No, then you get a completely different story, and it's a story that people rarely tell. The vast majority of literary parents are either useless, dead, or horrible. That leaves large swaths of storytelling empty.

For example:

Boy: "There's a scary void under my bed."
Decent parent: "Okay, I'll get a flashlight and do void patrol."
...
Decent parent: "AAAAA a void!!!!"

Do they both get sucked in? The dynamics of adventure would then be very different with parent and child than with a child alone.

Do they flee the house? Then it depends if the void can follow them.

Is there an organization to which weird problems can be reported? That scenario will depend on the existance and quality of the organization.


Another possibility:

Boy: "There's a scary void under my bed."
Decent parent: "Well, you could sleep in the guest room."
...
Boy: "Now the scary void is under the pantry cabinet."
Decent parent: "I'll get the mararoni myself."

And how long until the parent personally spots the void, leading to more challenges?

Or would it still be there, as they avoid it, when they go to sell the house? Can you legally sell a house with a carnivorous void in it, or is that a failure of housing standards?


So many possibilities for different stories. In Terramagne, it would likely be a case of flickering where a child unknowingly creates portals in different places. Once spotted by an adult, this would likely inspire a call to SPOON -- or possibly to Kraken. Feel free to prompt for such if you'd like a story about decent parents.

For a previous example of what would happen if parents were decent and characters responded differently to standard setups, see:

"The Heart to Rejoice"

"A Perfection That Eludes Us"

Date: 2022-11-19 11:44 pm (UTC)
adafrog: (Default)
From: [personal profile] adafrog
Word.

Date: 2022-11-20 01:55 am (UTC)
grav_ity: (Default)
From: [personal profile] grav_ity
I mean, I had a trundle bed, so there was literally another bed under the bed I slept on with no space at all, and I was STILL afraid, but MY PARENTS DID LET ME MOVE THE FURNITURE AND ALTER THE DOORWAY, so your point is very valid.

Date: 2022-11-24 02:53 pm (UTC)
grav_ity: (Default)
From: [personal profile] grav_ity
Something I have learned on social media over the past few years is that the door thing is CULTURAL. Like, in white houses, kids get their own bedrooms and their privacy is considered A Thing, but that's not the same in Black houses, where taking the door is a pretty standard, lowkey punishment. (Though: not for slamming. Usually it's for a violation of trust in some way, like Having A Boy In There or keeping a big secret.)

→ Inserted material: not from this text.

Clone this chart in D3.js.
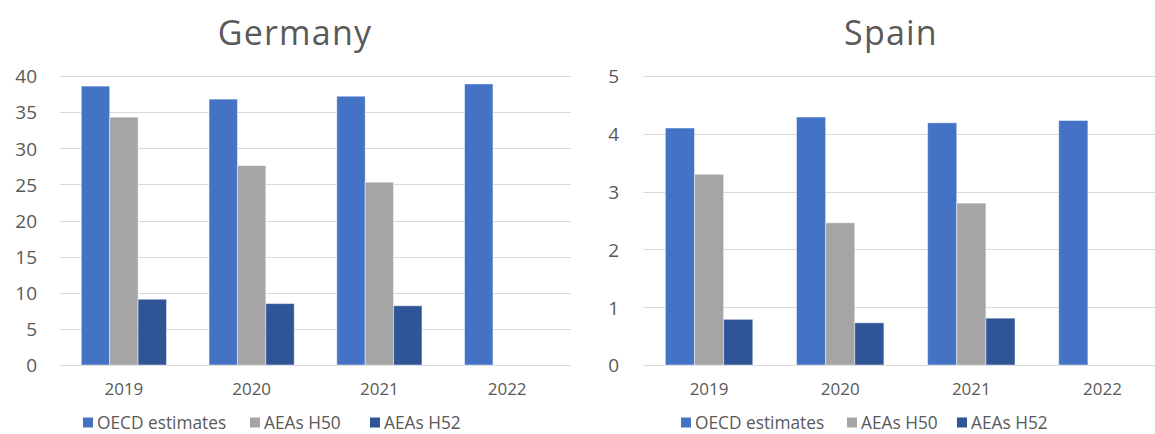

Date: 2022-11-20 03:39 am (UTC)
mindstalk: (Default)
From: [personal profile] mindstalk
'“I tell parents that COVID was the ultimate bully. It bullied every other virus for two years,” said Griffiths, ER medical director of a Children’s Health Care of Atlanta downtown hospital.'

No, people were actually making some half-assed gestures to not get sick, and that kind of worked. Though actually the US had a fair bit of flu and a lot of RSV last year anyway... which suggests the high rate of RSV hospitalizations may have some other cause, like damaged immune systems.

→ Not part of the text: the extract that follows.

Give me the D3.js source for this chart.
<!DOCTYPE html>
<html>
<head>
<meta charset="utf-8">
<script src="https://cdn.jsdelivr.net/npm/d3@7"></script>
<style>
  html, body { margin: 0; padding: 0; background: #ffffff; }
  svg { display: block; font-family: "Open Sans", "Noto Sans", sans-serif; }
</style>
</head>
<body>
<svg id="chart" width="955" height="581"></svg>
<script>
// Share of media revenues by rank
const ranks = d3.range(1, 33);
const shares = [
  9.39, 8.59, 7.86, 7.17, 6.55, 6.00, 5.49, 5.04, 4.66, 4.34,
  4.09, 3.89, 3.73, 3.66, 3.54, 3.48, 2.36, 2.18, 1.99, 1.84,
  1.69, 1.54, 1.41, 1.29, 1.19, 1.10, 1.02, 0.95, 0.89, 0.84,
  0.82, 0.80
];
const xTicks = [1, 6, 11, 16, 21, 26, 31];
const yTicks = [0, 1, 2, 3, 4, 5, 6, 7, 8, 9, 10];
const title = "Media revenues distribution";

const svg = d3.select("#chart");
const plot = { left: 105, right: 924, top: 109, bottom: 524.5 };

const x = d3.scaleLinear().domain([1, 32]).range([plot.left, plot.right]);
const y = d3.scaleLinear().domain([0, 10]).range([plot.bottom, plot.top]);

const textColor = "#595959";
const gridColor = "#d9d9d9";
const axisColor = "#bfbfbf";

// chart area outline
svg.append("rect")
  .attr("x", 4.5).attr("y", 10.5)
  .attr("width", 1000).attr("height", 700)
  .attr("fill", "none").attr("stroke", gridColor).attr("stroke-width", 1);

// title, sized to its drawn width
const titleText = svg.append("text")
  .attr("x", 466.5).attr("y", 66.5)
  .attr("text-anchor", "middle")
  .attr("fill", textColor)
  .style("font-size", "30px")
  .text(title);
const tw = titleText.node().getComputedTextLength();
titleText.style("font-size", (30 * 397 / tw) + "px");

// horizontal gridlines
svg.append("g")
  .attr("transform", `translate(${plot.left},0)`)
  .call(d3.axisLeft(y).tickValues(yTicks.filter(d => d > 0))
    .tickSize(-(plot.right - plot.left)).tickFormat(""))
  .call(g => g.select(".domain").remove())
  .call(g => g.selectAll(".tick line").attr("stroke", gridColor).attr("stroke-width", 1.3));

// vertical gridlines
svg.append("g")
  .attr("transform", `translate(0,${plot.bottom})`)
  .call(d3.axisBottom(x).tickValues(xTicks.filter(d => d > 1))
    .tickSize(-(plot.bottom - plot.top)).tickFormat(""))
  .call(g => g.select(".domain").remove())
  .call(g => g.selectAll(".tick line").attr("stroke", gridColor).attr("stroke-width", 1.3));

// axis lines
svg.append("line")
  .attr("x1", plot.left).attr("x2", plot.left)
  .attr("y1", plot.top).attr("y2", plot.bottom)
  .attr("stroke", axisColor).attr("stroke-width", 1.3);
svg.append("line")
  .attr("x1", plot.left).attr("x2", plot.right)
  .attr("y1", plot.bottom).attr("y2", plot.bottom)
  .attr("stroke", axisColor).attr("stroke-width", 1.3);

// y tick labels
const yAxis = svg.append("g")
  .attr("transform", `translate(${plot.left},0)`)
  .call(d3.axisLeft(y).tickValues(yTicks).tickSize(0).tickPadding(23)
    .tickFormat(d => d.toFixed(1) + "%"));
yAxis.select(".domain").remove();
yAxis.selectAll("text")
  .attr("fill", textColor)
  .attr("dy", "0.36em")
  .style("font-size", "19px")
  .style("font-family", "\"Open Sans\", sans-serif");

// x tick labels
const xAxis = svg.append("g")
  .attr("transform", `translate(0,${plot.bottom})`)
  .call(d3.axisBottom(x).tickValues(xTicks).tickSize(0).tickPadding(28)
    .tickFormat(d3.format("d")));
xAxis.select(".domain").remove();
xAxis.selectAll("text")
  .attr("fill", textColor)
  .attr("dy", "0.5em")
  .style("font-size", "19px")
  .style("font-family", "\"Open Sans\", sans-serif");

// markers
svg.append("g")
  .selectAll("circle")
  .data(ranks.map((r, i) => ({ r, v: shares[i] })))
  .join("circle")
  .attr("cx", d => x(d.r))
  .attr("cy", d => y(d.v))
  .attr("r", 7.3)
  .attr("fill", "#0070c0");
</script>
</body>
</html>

Meanwhile Japan is still at nearly zero flu, last I saw. Hmm, I wonder why? :mask:
Edited Date: 2022-11-20 03:39 am (UTC)

Date: 2022-11-20 07:22 am (UTC)
gwydion: (Default)
From: [personal profile] gwydion
That is infuriating.

Date: 2022-11-20 11:52 pm (UTC)
gwydion: (Default)
From: [personal profile] gwydion
There are a lot of crap therapists out there still and child psychology of the '70's and '80's was particularly egregious.

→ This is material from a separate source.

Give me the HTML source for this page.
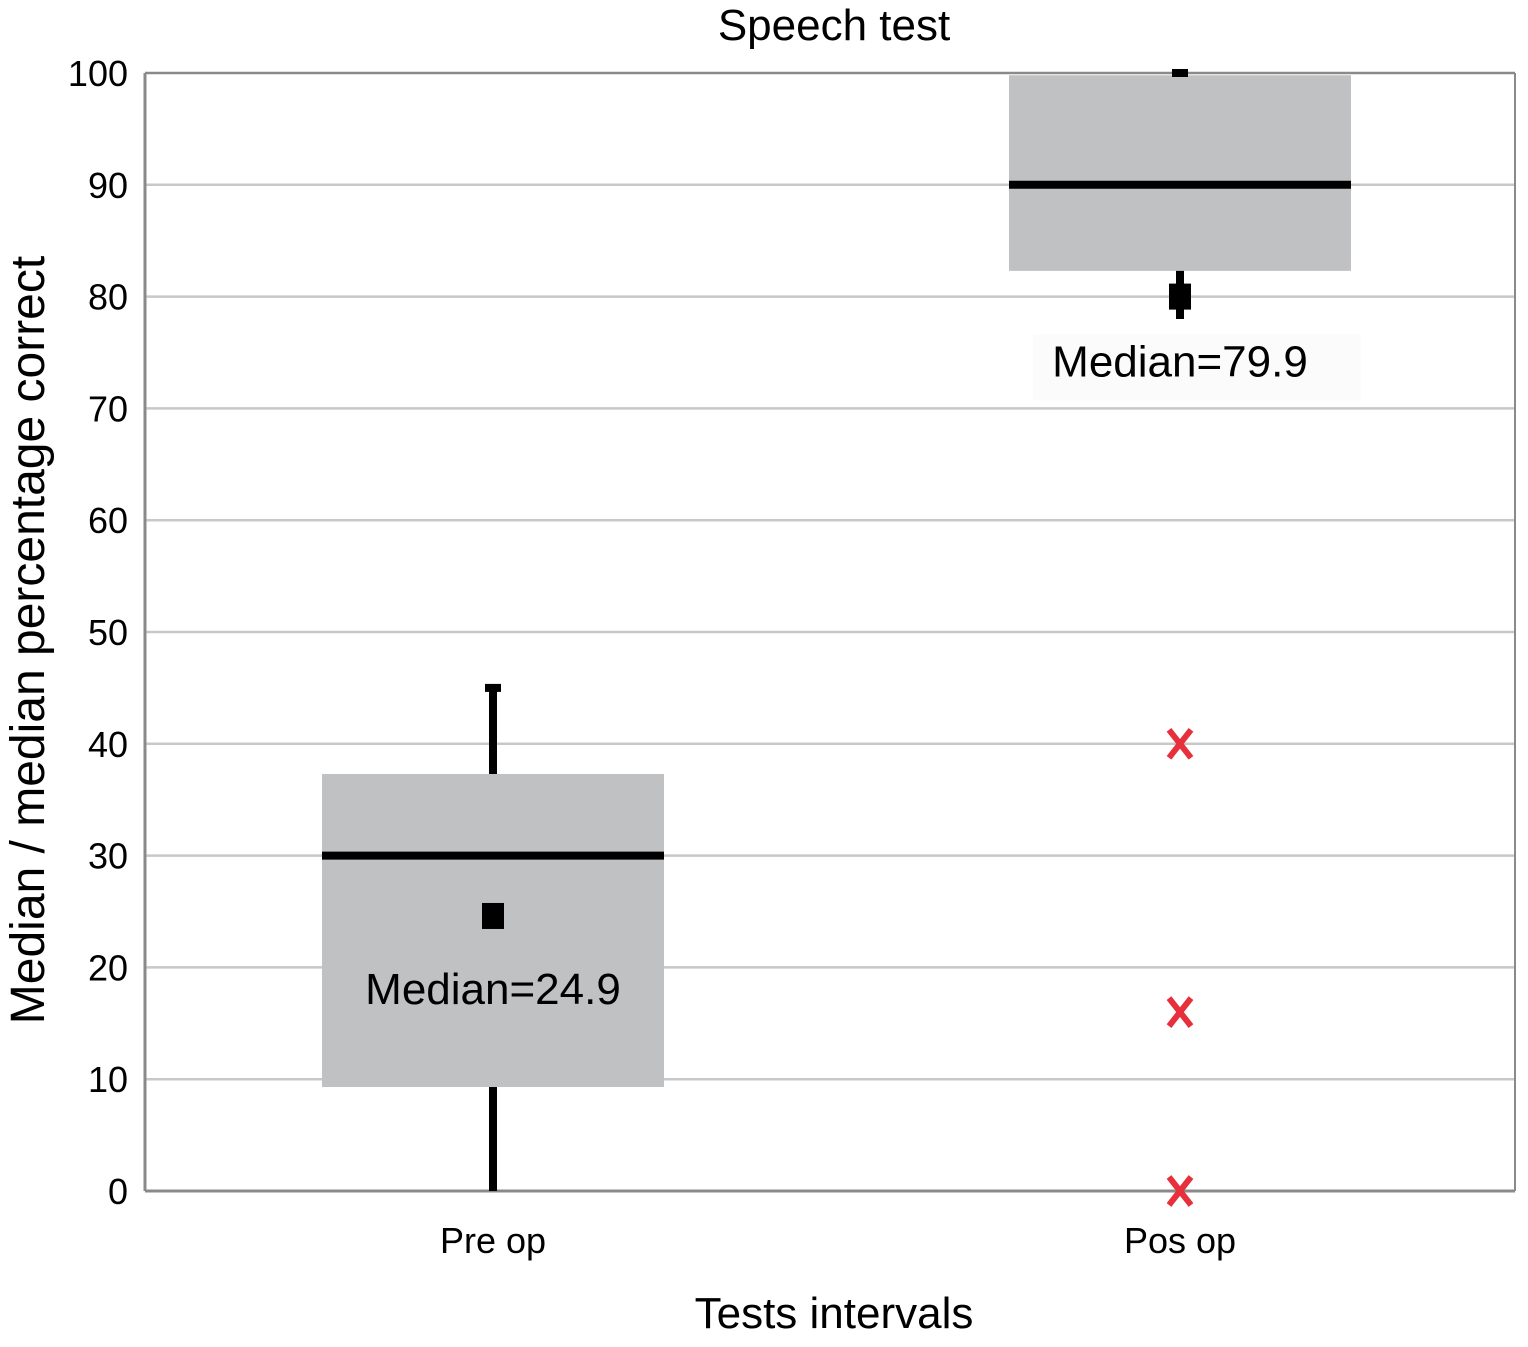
<!DOCTYPE html>
<html><head><meta charset="utf-8"><style>
body{margin:0;background:#fff}
svg text{font-family:"Liberation Sans",Arial,sans-serif;fill:#000}
</style></head><body>
<svg id="chart" width="1528" height="1342" xmlns="http://www.w3.org/2000/svg">
<text x="834" y="40" font-size="44" text-anchor="middle">Speech test</text>
<text x="834" y="1328" font-size="44" text-anchor="middle">Tests intervals</text>
<text transform="translate(44,640) rotate(-90)" font-size="48" text-anchor="middle">Median / median percentage correct</text>
<g id="grid"></g><g id="marks"></g>
</svg>
<script>
const categories=["Pre op","Pos op"];
const q1=[9.3,82.3];
const q3=[37.3,99.8];
const medians=[30,90];
const whiskerLow=[0,78];
const whiskerHigh=[45,100];
const means=[24.6,80];
const meanLabels=["Median=24.9","Median=79.9"];
const outlierCat=[1,1,1];
const outlierVal=[40,16,0];
const yTicks=[0,10,20,30,40,50,60,70,80,90,100];

const L=145,R=1515,T=73,B=1191;
const y=v=>B-(v/100)*(B-T);
const x=i=>493+687*i;
const NS="http://www.w3.org/2000/svg";
const grid=document.getElementById('grid'),marks=document.getElementById('marks');
function mk(tag,attrs,parent){const e=document.createElementNS(NS,tag);for(const k in attrs)e.setAttribute(k,attrs[k]);parent.appendChild(e);return e;}
yTicks.forEach(t=>{
  const ln=mk('line',{x1:L,x2:R,y1:y(t),y2:y(t),stroke:t===0||t===100?'#8a8a8a':'#c8c8c8','stroke-width':t===0?3:2.5},grid);
  
  
  const tx=mk('text',{x:128,y:y(t)+13,'font-size':36,'text-anchor':'end'},grid);tx.textContent=t;
  
  
});
const ax=mk('line',{x1:L,x2:L,y1:T,y2:B,stroke:'#8a8a8a','stroke-width':3},grid);


const rb=mk('line',{x1:R,x2:R,y1:T,y2:B,stroke:'#8a8a8a','stroke-width':2},grid);


const half=171;
categories.forEach((c,i)=>{
  const cx=x(i);
  const wl=mk('line',{x1:cx,x2:cx,y1:y(whiskerHigh[i]),y2:y(whiskerLow[i]),stroke:'#000','stroke-width':8},marks);
  
  
  const bx=mk('rect',{x:cx-half,y:y(q3[i]),width:half*2,height:y(q1[i])-y(q3[i]),fill:'#c0c1c3'},marks);
  
  
  const md=mk('line',{x1:cx-half,x2:cx+half,y1:y(medians[i]),y2:y(medians[i]),stroke:'#000','stroke-width':8},marks);
  
  
  const cap=mk('rect',{x:cx-8,y:y(whiskerHigh[i])-4,width:16,height:8,fill:'#000'},marks);
  
  
  const mn=mk('rect',{x:cx-11,y:y(means[i])-13,width:22,height:26,fill:'#000'},marks);
  
  
  const ly=i===0?y(means[i])+88:y(means[i])+80;
  if(i===1){const bg=mk('rect',{x:cx-147,y:ly-42,width:328,height:66,fill:'#fbfbfb'},marks);
    
    }
  const lt=mk('text',{x:cx,y:ly,'font-size':44,'text-anchor':'middle'},marks);lt.textContent=meanLabels[i];
  
  
  const xt=mk('text',{x:cx,y:1253,'font-size':36,'text-anchor':'middle'},marks);xt.textContent=c;
  
  
});
outlierVal.forEach((v,k)=>{
  const cx=x(outlierCat[k]),cy=y(v);
  const g=mk('path',{d:`M${cx-11} ${cy-14}L${cx+11} ${cy+14}M${cx+11} ${cy-14}L${cx-11} ${cy+14}`,stroke:'#e8303c','stroke-width':6},marks);
  
  
});
</script>
</body></html>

Date: 2022-11-29 10:14 pm (UTC)
dorchadas: (Maedhros A King Is He (No Text))
From: [personal profile] dorchadas
Your solution reminds me of a story I read from a therapist who dealt with a client's obsessive and debilitating worries about whether she had left the curling iron on before leaving for work by telling her to bring the curling iron in the car with her and put it on the passenger seat.